CHALLENGE:
Give back exactly the lines from the one with "Output the Python" through the one with "n_val = 10656", inclusive, without the images.

** begin SUPPLIED RECORDS **

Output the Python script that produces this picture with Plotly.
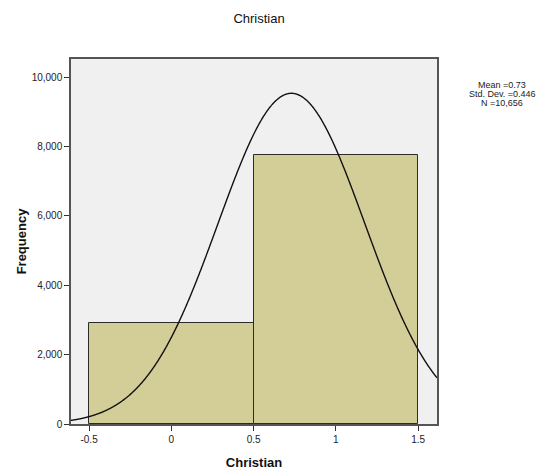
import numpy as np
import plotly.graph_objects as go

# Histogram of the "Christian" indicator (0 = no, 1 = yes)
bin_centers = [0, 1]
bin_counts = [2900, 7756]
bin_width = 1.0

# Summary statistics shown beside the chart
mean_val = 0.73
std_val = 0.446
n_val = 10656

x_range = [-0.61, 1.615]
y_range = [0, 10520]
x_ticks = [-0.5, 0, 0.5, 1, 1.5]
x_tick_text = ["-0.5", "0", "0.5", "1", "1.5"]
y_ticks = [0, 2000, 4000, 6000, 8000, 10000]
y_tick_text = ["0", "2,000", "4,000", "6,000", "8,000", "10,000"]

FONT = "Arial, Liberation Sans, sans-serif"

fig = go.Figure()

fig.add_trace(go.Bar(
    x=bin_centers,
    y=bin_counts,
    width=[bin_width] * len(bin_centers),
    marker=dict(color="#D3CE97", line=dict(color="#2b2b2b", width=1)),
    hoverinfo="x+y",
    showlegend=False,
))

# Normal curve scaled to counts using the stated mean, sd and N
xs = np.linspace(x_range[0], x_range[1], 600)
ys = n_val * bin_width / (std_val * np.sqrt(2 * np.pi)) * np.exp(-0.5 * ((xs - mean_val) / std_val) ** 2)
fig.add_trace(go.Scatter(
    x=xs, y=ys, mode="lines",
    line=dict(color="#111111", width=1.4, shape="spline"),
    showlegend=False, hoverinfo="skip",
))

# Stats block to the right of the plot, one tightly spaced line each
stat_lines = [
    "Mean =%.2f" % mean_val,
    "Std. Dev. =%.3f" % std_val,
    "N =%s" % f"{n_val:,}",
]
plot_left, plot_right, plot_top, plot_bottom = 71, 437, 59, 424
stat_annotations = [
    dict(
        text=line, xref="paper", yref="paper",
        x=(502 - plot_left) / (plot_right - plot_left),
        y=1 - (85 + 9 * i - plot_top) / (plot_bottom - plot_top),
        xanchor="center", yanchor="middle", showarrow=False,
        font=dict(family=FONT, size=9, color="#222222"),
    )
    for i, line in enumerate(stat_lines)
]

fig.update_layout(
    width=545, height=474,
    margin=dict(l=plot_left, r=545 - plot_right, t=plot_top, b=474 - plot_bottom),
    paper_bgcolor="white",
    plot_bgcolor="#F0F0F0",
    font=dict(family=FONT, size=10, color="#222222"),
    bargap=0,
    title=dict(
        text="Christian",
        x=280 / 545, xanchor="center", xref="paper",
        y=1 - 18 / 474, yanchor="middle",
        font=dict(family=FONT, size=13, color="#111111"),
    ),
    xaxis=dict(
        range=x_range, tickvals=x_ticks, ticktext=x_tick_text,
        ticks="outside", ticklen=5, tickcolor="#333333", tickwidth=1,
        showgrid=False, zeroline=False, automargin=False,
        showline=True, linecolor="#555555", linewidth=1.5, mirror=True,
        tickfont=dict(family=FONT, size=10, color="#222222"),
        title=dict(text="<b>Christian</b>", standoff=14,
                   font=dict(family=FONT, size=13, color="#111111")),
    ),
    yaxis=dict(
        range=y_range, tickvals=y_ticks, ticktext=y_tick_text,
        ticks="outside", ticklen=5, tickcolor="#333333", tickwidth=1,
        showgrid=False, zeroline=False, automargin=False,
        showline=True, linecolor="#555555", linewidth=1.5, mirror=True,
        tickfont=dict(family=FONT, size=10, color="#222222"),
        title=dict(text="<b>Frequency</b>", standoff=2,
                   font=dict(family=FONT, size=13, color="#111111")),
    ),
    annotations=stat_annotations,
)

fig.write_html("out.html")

** end SUPPLIED RECORDS **
** begin SUPPLIED RECORDS **

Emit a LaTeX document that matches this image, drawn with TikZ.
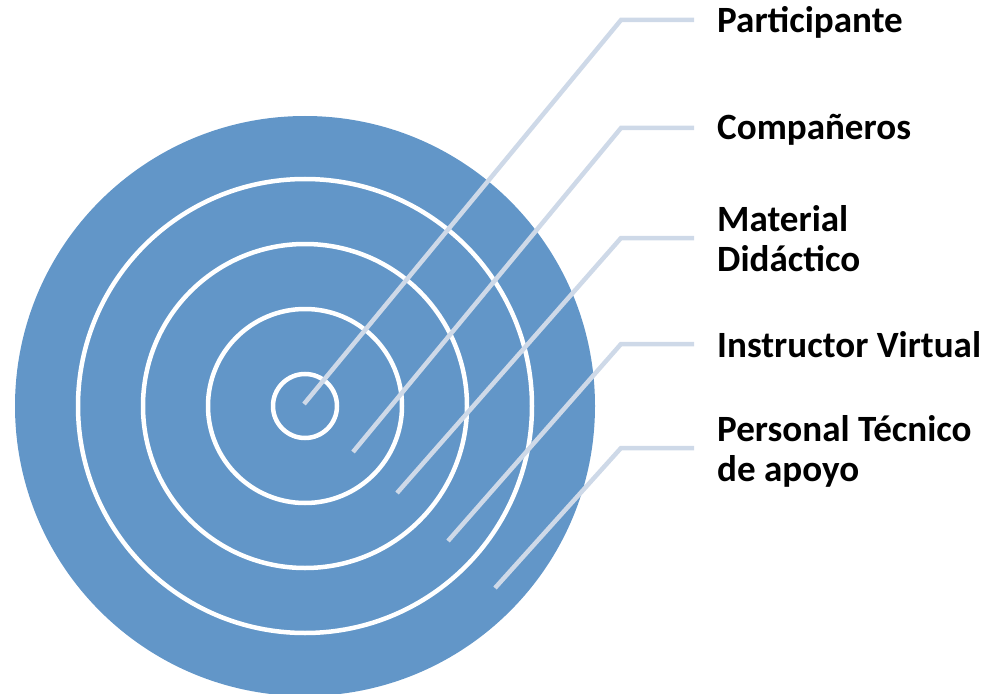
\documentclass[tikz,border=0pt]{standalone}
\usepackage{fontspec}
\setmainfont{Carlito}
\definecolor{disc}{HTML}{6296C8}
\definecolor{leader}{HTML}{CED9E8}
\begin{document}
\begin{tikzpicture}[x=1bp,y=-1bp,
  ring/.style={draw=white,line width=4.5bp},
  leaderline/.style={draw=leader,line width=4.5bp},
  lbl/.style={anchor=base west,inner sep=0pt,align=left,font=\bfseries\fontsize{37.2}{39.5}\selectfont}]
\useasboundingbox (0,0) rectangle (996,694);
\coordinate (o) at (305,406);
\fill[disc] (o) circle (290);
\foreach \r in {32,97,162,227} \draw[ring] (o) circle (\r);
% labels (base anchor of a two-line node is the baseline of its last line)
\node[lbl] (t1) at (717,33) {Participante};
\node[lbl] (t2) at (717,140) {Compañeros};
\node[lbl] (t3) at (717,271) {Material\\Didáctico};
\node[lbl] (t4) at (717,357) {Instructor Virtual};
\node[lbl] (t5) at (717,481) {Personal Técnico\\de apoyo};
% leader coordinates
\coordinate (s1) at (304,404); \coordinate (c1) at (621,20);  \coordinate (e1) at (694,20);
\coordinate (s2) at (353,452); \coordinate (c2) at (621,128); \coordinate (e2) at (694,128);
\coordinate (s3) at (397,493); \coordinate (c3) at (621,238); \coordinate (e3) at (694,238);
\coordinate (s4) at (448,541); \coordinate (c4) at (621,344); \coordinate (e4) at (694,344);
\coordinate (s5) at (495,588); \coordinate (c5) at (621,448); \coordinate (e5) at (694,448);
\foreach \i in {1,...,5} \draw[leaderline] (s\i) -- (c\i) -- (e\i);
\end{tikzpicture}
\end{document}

** end SUPPLIED RECORDS **
** begin SUPPLIED RECORDS **

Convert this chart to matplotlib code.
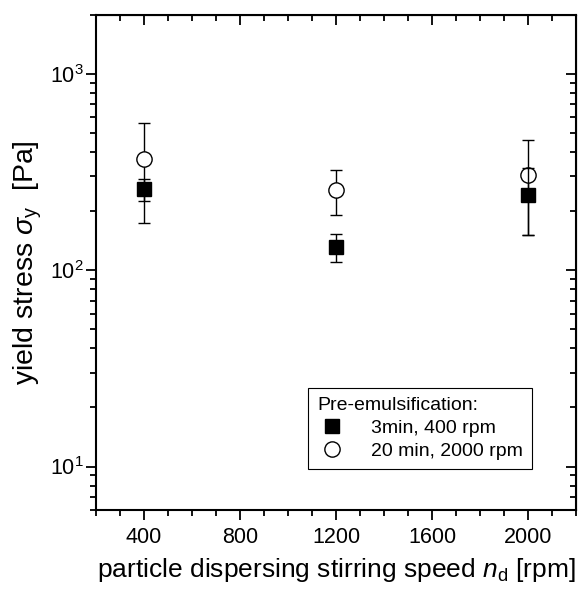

** end SUPPLIED RECORDS **

SOLUTION BELOW:
Output the Python script that produces this picture with Plotly.
import numpy as np
import plotly.graph_objects as go

# Histogram of the "Christian" indicator (0 = no, 1 = yes)
bin_centers = [0, 1]
bin_counts = [2900, 7756]
bin_width = 1.0

# Summary statistics shown beside the chart
mean_val = 0.73
std_val = 0.446
n_val = 10656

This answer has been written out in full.